# [Directions for this task]
Leaving out every picture, quote the data below exactly as it appears.

# [Available data]
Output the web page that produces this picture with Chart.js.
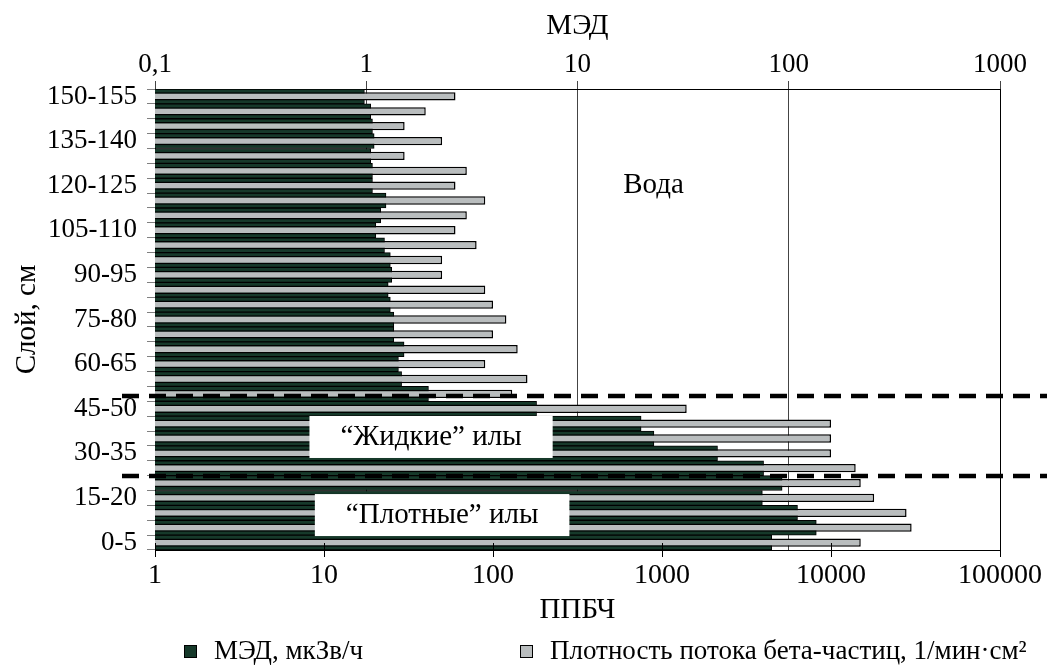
<!DOCTYPE html>
<html lang="ru">
<head>
<meta charset="utf-8">
<title>МЭД и ППБЧ по слоям</title>
<script src="https://cdn.jsdelivr.net/npm/chart.js@4.4.1/dist/chart.umd.min.js"></script>
<style>
  html, body { margin: 0; padding: 0; background: #fff; }
  #wrap { width: 1059px; height: 671px; }
</style>
</head>
<body>
<div id="wrap"><canvas id="chart" width="1059" height="671"></canvas></div>
<script>
// Слои, сверху вниз
const layers = [
  '150-155', '145-150', '140-145', '135-140', '130-135', '125-130', '120-125',
  '115-120', '110-115', '105-110', '100-105', '95-100', '90-95', '85-90',
  '80-85', '75-80', '70-75', '65-70', '60-65', '55-60', '50-55', '45-50',
  '40-45', '35-40', '30-35', '25-30', '20-25', '15-20', '10-15', '5-10', '0-5'
];

// МЭД, мкЗв/ч (верхняя ось)
const medValues = [
  0.98, 1.05, 1.07, 1.09, 1.05, 1.07, 1.07, 1.24, 1.17, 1.11, 1.22, 1.30,
  1.32, 1.27, 1.30, 1.35, 1.35, 1.51, 1.42, 1.47, 1.97, 6.4, 20, 23, 46,
  76, 93, 75, 110, 135, 83
];

// ППБЧ, 1/мин·см2 (нижняя ось)
const ppbchValues = [
  60, 40, 30, 50, 30, 70, 60, 90, 70, 60, 80, 50, 50, 90, 100, 120, 100,
  140, 90, 160, 130, 1400, 10000, 10000, 10000, 14000, 15000, 18000,
  28000, 30000, 15000
];

const medTicks = [0.1, 1, 10, 100, 1000];
const medTickLabels = ['0,1', '1', '10', '100', '1000'];
const ppbchTicks = [1, 10, 100, 1000, 10000, 100000];
const ppbchTickLabels = ['1', '10', '100', '1000', '10000', '100000'];

const legendLabels = ['МЭД, мкЗв/ч', 'Плотность потока бета-частиц, 1/мин·см²'];

// Границы зон (в индексах слоёв) и подписи зон
const zoneBorders = [20.14, 25.52];
const zoneLabels = [
  { text: 'Вода', x: 890, y: 5.95, box: false },
  { text: '“Жидкие” илы', x: 43, y: 22.9, box: true },
  { text: '“Плотные” илы', x: 50, y: 28.15, box: true }
];

const colorMed = '#16392a';
const colorPpbch = '#b9bdbe';
const serif = "'Liberation Serif', 'Times New Roman', serif";

Chart.defaults.font.family = serif;
Chart.defaults.color = '#000';

// Пунктирные линии, подписи зон, правая рамка, засечки нижней оси
const zonesPlugin = {
  id: 'zones',
  afterDatasetsDraw(chart) {
    const { ctx, chartArea, scales } = chart;
    const { left, right, top, bottom } = chartArea;
    ctx.save();
    ctx.strokeStyle = '#000';
    ctx.lineWidth = 1;
    ctx.beginPath();
    ctx.moveTo(right + 0.5, top);
    ctx.lineTo(right + 0.5, bottom);
    ppbchTicks.forEach(v => {
      const x = Math.round(scales.x.getPixelForValue(v)) + 0.5;
      ctx.moveTo(x, bottom - 7);
      ctx.lineTo(x, bottom);
    });
    ctx.stroke();

    ctx.lineWidth = 4.5;
    ctx.setLineDash([17, 10]);
    zoneBorders.forEach(v => {
      const y = scales.y.getPixelForValue(v);
      ctx.beginPath();
      ctx.moveTo(left - 33, y);
      ctx.lineTo(right + 47, y);
      ctx.stroke();
    });
    ctx.setLineDash([]);

    ctx.font = '29px ' + serif;
    ctx.textAlign = 'center';
    ctx.textBaseline = 'middle';
    zoneLabels.forEach(l => {
      const x = scales.x.getPixelForValue(l.x);
      const y = scales.y.getPixelForValue(l.y);
      if (l.box) {
        const w = ctx.measureText(l.text).width + 62;
        ctx.fillStyle = '#fff';
        ctx.fillRect(x - w / 2, y - 21, w, 42);
      }
      ctx.fillStyle = '#000';
      ctx.fillText(l.text, x, y);
    });
    ctx.restore();
  }
};

// Легенда под графиком
const legendPlugin = {
  id: 'bottomLegend',
  afterDraw(chart) {
    const { ctx } = chart;
    const y = 652;
    const starts = [184, 520];
    const colors = [colorMed, colorPpbch];
    ctx.save();
    ctx.font = '27px ' + serif;
    ctx.textBaseline = 'middle';
    ctx.textAlign = 'left';
    legendLabels.forEach((text, i) => {
      ctx.fillStyle = colors[i];
      ctx.fillRect(starts[i], y - 7, 13, 13);
      ctx.strokeStyle = '#000';
      ctx.lineWidth = 1;
      ctx.strokeRect(starts[i] + 0.5, y - 6.5, 12, 12);
      ctx.fillStyle = '#000';
      ctx.fillText(text, starts[i] + 30, y);
    });
    ctx.restore();
  }
};

new Chart(document.getElementById('chart'), {
  type: 'bar',
  data: {
    labels: layers,
    datasets: [
      {
        label: legendLabels[0],
        data: medValues,
        xAxisID: 'x2',
        grouped: false,
        order: 1,
        backgroundColor: colorMed,
        borderColor: '#000',
        borderWidth: 1,
        barPercentage: 1,
        categoryPercentage: 1
      },
      {
        label: legendLabels[1],
        data: ppbchValues,
        xAxisID: 'x',
        grouped: false,
        order: 0,
        backgroundColor: colorPpbch,
        borderColor: '#000',
        borderWidth: 1.5,
        barPercentage: 0.56,
        categoryPercentage: 1
      }
    ]
  },
  options: {
    indexAxis: 'y',
    responsive: false,
    animation: false,
    layout: { padding: { left: 0, right: 59, top: 0, bottom: 0 } },
    plugins: {
      legend: { display: false },
      tooltip: { enabled: false }
    },
    scales: {
      y: {
        type: 'category',
        position: 'left',
        offset: true,
        afterFit: s => { s.width = 155; },
        grid: { offset: true, drawOnChartArea: false, tickLength: 8, color: '#808080' },
        border: { color: '#000', width: 1 },
        ticks: {
          autoSkip: false,
          padding: 10,
          font: { size: 27 },
          callback: function(value, index) {
            return index % 3 === 0 ? this.getLabelForValue(value) : '';
          }
        },
        title: { display: true, text: 'Слой, см', font: { size: 29 }, padding: { top: 10 } }
      },
      x: {
        type: 'logarithmic',
        position: 'bottom',
        min: 1,
        max: 100000,
        afterFit: s => { s.height = 121; },
        afterBuildTicks: s => { s.ticks = ppbchTicks.map(v => ({ value: v })); },
        grid: { drawOnChartArea: false, tickLength: 7, color: '#000' },
        border: { color: '#000', width: 1 },
        ticks: {
          autoSkip: false,
          maxRotation: 0,
          padding: 2,
          font: { size: 28 },
          callback: (value, index) => ppbchTickLabels[index]
        },
        title: { display: true, text: 'ППБЧ', font: { size: 29 }, padding: { bottom: 43 } }
      },
      x2: {
        type: 'logarithmic',
        position: 'top',
        min: 0.1,
        max: 1000,
        afterFit: s => { s.height = 89; },
        afterBuildTicks: s => { s.ticks = medTicks.map(v => ({ value: v })); },
        grid: { drawOnChartArea: true, tickLength: 8, color: '#444', lineWidth: 1 },
        border: { color: '#000', width: 1 },
        ticks: {
          autoSkip: false,
          maxRotation: 0,
          padding: 0,
          font: { size: 27 },
          callback: (value, index) => medTickLabels[index]
        },
        title: { display: true, text: 'МЭД', font: { size: 29 }, padding: { top: 9 } }
      }
    }
  },
  plugins: [zonesPlugin, legendPlugin]
});
</script>
</body>
</html>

# [Exercise answer]
Output the web page that produces this picture with Chart.js.
<!DOCTYPE html>
<html lang="ru">
<head>
<meta charset="utf-8">
<title>МЭД и ППБЧ по слоям</title>
<script src="https://cdn.jsdelivr.net/npm/chart.js@4.4.1/dist/chart.umd.min.js"></script>
<style>
  html, body { margin: 0; padding: 0; background: #fff; }
  #wrap { width: 1059px; height: 671px; }
</style>
</head>
<body>
<div id="wrap"><canvas id="chart" width="1059" height="671"></canvas></div>
<script>
// Слои, сверху вниз
const layers = [
  '150-155', '145-150', '140-145', '135-140', '130-135', '125-130', '120-125',
  '115-120', '110-115', '105-110', '100-105', '95-100', '90-95', '85-90',
  '80-85', '75-80', '70-75', '65-70', '60-65', '55-60', '50-55', '45-50',
  '40-45', '35-40', '30-35', '25-30', '20-25', '15-20', '10-15', '5-10', '0-5'
];

// МЭД, мкЗв/ч (верхняя ось)
const medValues = [
  0.98, 1.05, 1.07, 1.09, 1.05, 1.07, 1.07, 1.24, 1.17, 1.11, 1.22, 1.30,
  1.32, 1.27, 1.30, 1.35, 1.35, 1.51, 1.42, 1.47, 1.97, 6.4, 20, 23, 46,
  76, 93, 75, 110, 135, 83
];

// ППБЧ, 1/мин·см2 (нижняя ось)
const ppbchValues = [
  60, 40, 30, 50, 30, 70, 60, 90, 70, 60, 80, 50, 50, 90, 100, 120, 100,
  140, 90, 160, 130, 1400, 10000, 10000, 10000, 14000, 15000, 18000,
  28000, 30000, 15000
];

const medTicks = [0.1, 1, 10, 100, 1000];
const medTickLabels = ['0,1', '1', '10', '100', '1000'];
const ppbchTicks = [1, 10, 100, 1000, 10000, 100000];
const ppbchTickLabels = ['1', '10', '100', '1000', '10000', '100000'];

const legendLabels = ['МЭД, мкЗв/ч', 'Плотность потока бета-частиц, 1/мин·см²'];

// Границы зон (в индексах слоёв) и подписи зон
const zoneBorders = [20.14, 25.52];
const zoneLabels = [
  { text: 'Вода', x: 890, y: 5.95, box: false },
  { text: '“Жидкие” илы', x: 43, y: 22.9, box: true },
  { text: '“Плотные” илы', x: 50, y: 28.15, box: true }
];

const colorMed = '#16392a';
const colorPpbch = '#b9bdbe';
const serif = "'Liberation Serif', 'Times New Roman', serif";

Chart.defaults.font.family = serif;
Chart.defaults.color = '#000';

// Пунктирные линии, подписи зон, правая рамка, засечки нижней оси
const zonesPlugin = {
  id: 'zones',
  afterDatasetsDraw(chart) {
    const { ctx, chartArea, scales } = chart;
    const { left, right, top, bottom } = chartArea;
    ctx.save();
    ctx.strokeStyle = '#000';
    ctx.lineWidth = 1;
    ctx.beginPath();
    ctx.moveTo(right + 0.5, top);
    ctx.lineTo(right + 0.5, bottom);
    ppbchTicks.forEach(v => {
      const x = Math.round(scales.x.getPixelForValue(v)) + 0.5;
      ctx.moveTo(x, bottom - 7);
      ctx.lineTo(x, bottom);
    });
    ctx.stroke();

    ctx.lineWidth = 4.5;
    ctx.setLineDash([17, 10]);
    zoneBorders.forEach(v => {
      const y = scales.y.getPixelForValue(v);
      ctx.beginPath();
      ctx.moveTo(left - 33, y);
      ctx.lineTo(right + 47, y);
      ctx.stroke();
    });
    ctx.setLineDash([]);

    ctx.font = '29px ' + serif;
    ctx.textAlign = 'center';
    ctx.textBaseline = 'middle';
    zoneLabels.forEach(l => {
      const x = scales.x.getPixelForValue(l.x);
      const y = scales.y.getPixelForValue(l.y);
      if (l.box) {
        const w = ctx.measureText(l.text).width + 62;
        ctx.fillStyle = '#fff';
        ctx.fillRect(x - w / 2, y - 21, w, 42);
      }
      ctx.fillStyle = '#000';
      ctx.fillText(l.text, x, y);
    });
    ctx.restore();
  }
};

// Легенда под графиком
const legendPlugin = {
  id: 'bottomLegend',
  afterDraw(chart) {
    const { ctx } = chart;
    const y = 652;
    const starts = [184, 520];
    const colors = [colorMed, colorPpbch];
    ctx.save();
    ctx.font = '27px ' + serif;
    ctx.textBaseline = 'middle';
    ctx.textAlign = 'left';
    legendLabels.forEach((text, i) => {
      ctx.fillStyle = colors[i];
      ctx.fillRect(starts[i], y - 7, 13, 13);
      ctx.strokeStyle = '#000';
      ctx.lineWidth = 1;
      ctx.strokeRect(starts[i] + 0.5, y - 6.5, 12, 12);
      ctx.fillStyle = '#000';
      ctx.fillText(text, starts[i] + 30, y);
    });
    ctx.restore();
  }
};

new Chart(document.getElementById('chart'), {
  type: 'bar',
  data: {
    labels: layers,
    datasets: [
      {
        label: legendLabels[0],
        data: medValues,
        xAxisID: 'x2',
        grouped: false,
        order: 1,
        backgroundColor: colorMed,
        borderColor: '#000',
        borderWidth: 1,
        barPercentage: 1,
        categoryPercentage: 1
      },
      {
        label: legendLabels[1],
        data: ppbchValues,
        xAxisID: 'x',
        grouped: false,
        order: 0,
        backgroundColor: colorPpbch,
        borderColor: '#000',
        borderWidth: 1.5,
        barPercentage: 0.56,
        categoryPercentage: 1
      }
    ]
  },
  options: {
    indexAxis: 'y',
    responsive: false,
    animation: false,
    layout: { padding: { left: 0, right: 59, top: 0, bottom: 0 } },
    plugins: {
      legend: { display: false },
      tooltip: { enabled: false }
    },
    scales: {
      y: {
        type: 'category',
        position: 'left',
        offset: true,
        afterFit: s => { s.width = 155; },
        grid: { offset: true, drawOnChartArea: false, tickLength: 8, color: '#808080' },
        border: { color: '#000', width: 1 },
        ticks: {
          autoSkip: false,
          padding: 10,
          font: { size: 27 },
          callback: function(value, index) {
            return index % 3 === 0 ? this.getLabelForValue(value) : '';
          }
        },
        title: { display: true, text: 'Слой, см', font: { size: 29 }, padding: { top: 10 } }
      },
      x: {
        type: 'logarithmic',
        position: 'bottom',
        min: 1,
        max: 100000,
        afterFit: s => { s.height = 121; },
        afterBuildTicks: s => { s.ticks = ppbchTicks.map(v => ({ value: v })); },
        grid: { drawOnChartArea: false, tickLength: 7, color: '#000' },
        border: { color: '#000', width: 1 },
        ticks: {
          autoSkip: false,
          maxRotation: 0,
          padding: 2,
          font: { size: 28 },
          callback: (value, index) => ppbchTickLabels[index]
        },
        title: { display: true, text: 'ППБЧ', font: { size: 29 }, padding: { bottom: 43 } }
      },
      x2: {
        type: 'logarithmic',
        position: 'top',
        min: 0.1,
        max: 1000,
        afterFit: s => { s.height = 89; },
        afterBuildTicks: s => { s.ticks = medTicks.map(v => ({ value: v })); },
        grid: { drawOnChartArea: true, tickLength: 8, color: '#444', lineWidth: 1 },
        border: { color: '#000', width: 1 },
        ticks: {
          autoSkip: false,
          maxRotation: 0,
          padding: 0,
          font: { size: 27 },
          callback: (value, index) => medTickLabels[index]
        },
        title: { display: true, text: 'МЭД', font: { size: 29 }, padding: { top: 9 } }
      }
    }
  },
  plugins: [zonesPlugin, legendPlugin]
});
</script>
</body>
</html>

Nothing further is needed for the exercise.